Wilson Wood

Personal information
- Date of birth: 25 January 1943
- Place of birth: Whitburn, Scotland
- Date of death: 13 June 2017 (aged 74)
- Position(s): Midfielder/Defender

Youth career
- Lothian United
- Shotts Bon Accord

Senior career*
- Years: Team / Apps / (Gls)
- 1960–1961: Newcastle United / 0 / (0)
- 1963–1966: Rangers / 35 / (4)
- 1967–1970: Dundee United / 67 / (5)
- 1970–1973: Hearts / 42 / (1)
- 1973–1975: Raith Rovers / 44 / (1)
- Total:  / 188 / (11)

= Wilson Wood (footballer) =

Scottish footballer

Wilson Wood (25 January 1943 – 13 June 2017), born in Whitburn, was a Scottish footballer who played primarily as a midfielder.

==Career==
A former lab assistant with the National Coal Board, Wood started his professional career with Newcastle United whom he joined from Shotts Bon Accord aged 17. He spent only one year on Tyneside and left the club without making an appearance, returning to Scotland to join Rangers.
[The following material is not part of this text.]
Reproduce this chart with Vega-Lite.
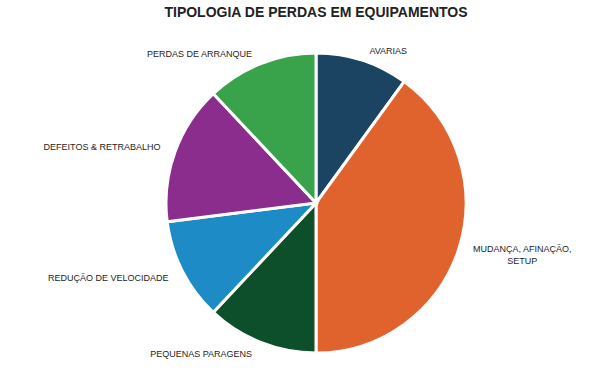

He spent seven seasons at Ibrox, where he won his only senior medal as a member of Rangers victorious 1964–65 League Cup side. Wood moved to Dundee United in 1967 and he featured regularly during his three years at Tannadice. However, in 1970 a contract dispute with United manager Jerry Kerr led to his departure to boyhood favourites Hearts, in exchange for Tommy Traynor. He spent three injury-plagued years with the Jambos before a final two years with Raith Rovers. His transfer to the Kirkcaldy side was the subject of controversy, with Hamilton Accies also claiming to have signed him.

After his retirement Wood worked as a physiotherapist.